THE object of this book is to strengthen the evidence of the existence (in the Harleian MS. 7368 at the British Museum) of three pages written by Shakespeare in his own hand as part of the play of Sir Thomas More. The contributors have tried not to be over-eager in pressing their contention, or to claim more than they can make good. They would not have their readers less critical than they have tried to be themselves, and are aware that from one quarter at least searching criticism is to be expected, since if Shakespeare wrote these three pages the discrepant theories which unite in regarding the “Stratford man” as a mere mask concealing the activity of some noble lord (a I7th Earl of Oxford,a 6th Earl of Derby, or a Viscount St Albans) come crashing to the ground.
It is here contended that the writing of the three pages is compatible with a development into the hand seen in Shakespeare’s considerably later extant signatures and explains misprints in his text; that the speiling of the three pages can all be paralleled from the text of the best editions of single plays printed in Shakespeare’s life, and that the temper and even the phrasing of the three pages in the two crucial points involved, the attitude to authority and the attitude to the crowd, agree with and render more intelligible passages in much later plays. In the Introduction it is shown that the most likely date at which the three pages were written is one which easily admits of their composition by Shakespeare for the company for which he habitually wrote.
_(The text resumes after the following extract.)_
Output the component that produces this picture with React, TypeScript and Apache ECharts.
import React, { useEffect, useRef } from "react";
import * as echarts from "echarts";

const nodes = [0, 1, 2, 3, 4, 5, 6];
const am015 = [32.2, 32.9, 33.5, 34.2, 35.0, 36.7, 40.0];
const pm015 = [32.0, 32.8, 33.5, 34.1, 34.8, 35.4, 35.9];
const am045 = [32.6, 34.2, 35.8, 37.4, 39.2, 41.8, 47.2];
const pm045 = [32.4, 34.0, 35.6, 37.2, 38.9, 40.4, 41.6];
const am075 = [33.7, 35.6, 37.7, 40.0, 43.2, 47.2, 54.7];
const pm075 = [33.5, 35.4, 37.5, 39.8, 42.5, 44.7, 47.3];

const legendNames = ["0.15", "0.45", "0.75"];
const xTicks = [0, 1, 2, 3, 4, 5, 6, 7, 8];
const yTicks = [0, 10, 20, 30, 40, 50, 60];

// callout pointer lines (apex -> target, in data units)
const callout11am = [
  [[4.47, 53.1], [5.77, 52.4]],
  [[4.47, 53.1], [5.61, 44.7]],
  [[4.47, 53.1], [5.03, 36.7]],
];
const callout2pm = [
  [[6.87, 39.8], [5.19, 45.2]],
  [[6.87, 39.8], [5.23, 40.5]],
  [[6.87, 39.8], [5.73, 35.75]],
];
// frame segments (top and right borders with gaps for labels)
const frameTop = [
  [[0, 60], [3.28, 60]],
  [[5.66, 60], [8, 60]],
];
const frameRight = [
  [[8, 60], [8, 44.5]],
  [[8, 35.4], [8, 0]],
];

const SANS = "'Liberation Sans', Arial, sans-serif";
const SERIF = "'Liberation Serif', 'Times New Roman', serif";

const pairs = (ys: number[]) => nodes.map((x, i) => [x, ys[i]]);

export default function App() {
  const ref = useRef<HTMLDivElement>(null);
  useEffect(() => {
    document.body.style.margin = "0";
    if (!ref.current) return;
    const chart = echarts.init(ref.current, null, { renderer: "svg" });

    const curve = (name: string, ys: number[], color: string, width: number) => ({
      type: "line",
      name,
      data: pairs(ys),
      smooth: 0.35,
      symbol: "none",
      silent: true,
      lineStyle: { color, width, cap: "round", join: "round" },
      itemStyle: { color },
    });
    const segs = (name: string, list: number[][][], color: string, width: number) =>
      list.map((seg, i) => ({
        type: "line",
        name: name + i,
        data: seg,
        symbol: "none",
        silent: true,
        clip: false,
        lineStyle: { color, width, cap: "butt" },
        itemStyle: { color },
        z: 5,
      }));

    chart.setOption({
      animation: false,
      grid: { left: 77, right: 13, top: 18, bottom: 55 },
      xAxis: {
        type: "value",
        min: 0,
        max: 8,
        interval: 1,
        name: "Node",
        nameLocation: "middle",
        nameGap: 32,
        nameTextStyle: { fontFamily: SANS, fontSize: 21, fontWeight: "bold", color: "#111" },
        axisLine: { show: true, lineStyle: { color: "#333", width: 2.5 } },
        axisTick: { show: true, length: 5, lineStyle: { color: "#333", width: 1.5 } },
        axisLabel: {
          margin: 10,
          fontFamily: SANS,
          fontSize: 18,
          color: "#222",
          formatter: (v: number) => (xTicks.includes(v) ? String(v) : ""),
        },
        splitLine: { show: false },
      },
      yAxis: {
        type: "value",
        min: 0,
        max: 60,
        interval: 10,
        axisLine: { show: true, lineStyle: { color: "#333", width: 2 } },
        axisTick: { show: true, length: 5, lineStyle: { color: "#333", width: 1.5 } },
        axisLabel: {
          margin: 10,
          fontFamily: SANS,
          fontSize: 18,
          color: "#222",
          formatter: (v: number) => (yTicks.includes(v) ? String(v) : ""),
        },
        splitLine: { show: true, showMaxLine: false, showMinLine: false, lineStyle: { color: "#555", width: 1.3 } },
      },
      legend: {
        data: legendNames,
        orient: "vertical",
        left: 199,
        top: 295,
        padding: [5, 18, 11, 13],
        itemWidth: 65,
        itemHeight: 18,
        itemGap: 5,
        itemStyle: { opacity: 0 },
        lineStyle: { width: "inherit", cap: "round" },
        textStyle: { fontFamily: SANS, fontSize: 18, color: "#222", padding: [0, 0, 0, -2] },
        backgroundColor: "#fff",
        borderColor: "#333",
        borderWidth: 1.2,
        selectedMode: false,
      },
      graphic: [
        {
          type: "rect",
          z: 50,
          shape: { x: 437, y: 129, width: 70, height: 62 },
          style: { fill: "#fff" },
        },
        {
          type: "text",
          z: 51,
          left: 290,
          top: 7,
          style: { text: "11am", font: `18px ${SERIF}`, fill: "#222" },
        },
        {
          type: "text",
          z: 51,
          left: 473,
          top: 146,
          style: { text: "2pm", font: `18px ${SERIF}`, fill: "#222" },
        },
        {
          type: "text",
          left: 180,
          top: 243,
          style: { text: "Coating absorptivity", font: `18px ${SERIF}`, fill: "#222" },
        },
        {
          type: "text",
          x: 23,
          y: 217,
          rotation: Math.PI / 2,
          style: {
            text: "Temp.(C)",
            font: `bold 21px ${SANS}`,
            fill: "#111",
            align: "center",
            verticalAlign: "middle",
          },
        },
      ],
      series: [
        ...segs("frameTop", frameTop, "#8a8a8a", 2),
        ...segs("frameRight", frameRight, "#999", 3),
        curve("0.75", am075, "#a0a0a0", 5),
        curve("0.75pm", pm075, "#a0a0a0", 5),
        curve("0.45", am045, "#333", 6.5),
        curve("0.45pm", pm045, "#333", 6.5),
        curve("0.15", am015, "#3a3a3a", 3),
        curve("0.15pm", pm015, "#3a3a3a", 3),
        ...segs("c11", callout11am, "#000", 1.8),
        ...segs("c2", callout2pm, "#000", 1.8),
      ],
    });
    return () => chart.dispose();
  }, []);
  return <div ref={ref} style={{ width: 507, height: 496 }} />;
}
All these contentions may be mistaken; but the Editor may at least claim for his contributors that they have earned a right to their opinions and that their conclusions cannot lightly be dismissed.While there has been some friendly interchange of criticism each contributor must be understood as taking responsibility only for his own paper. Grateful acknowledgement is offered to the Delegates of the Clarendon Press for their kindness in allowing use to be made of the facsimiles of the six signatures in Sir E. Maunde Thompson’s book on Shakespeare’s Handwriting published by them in 1916.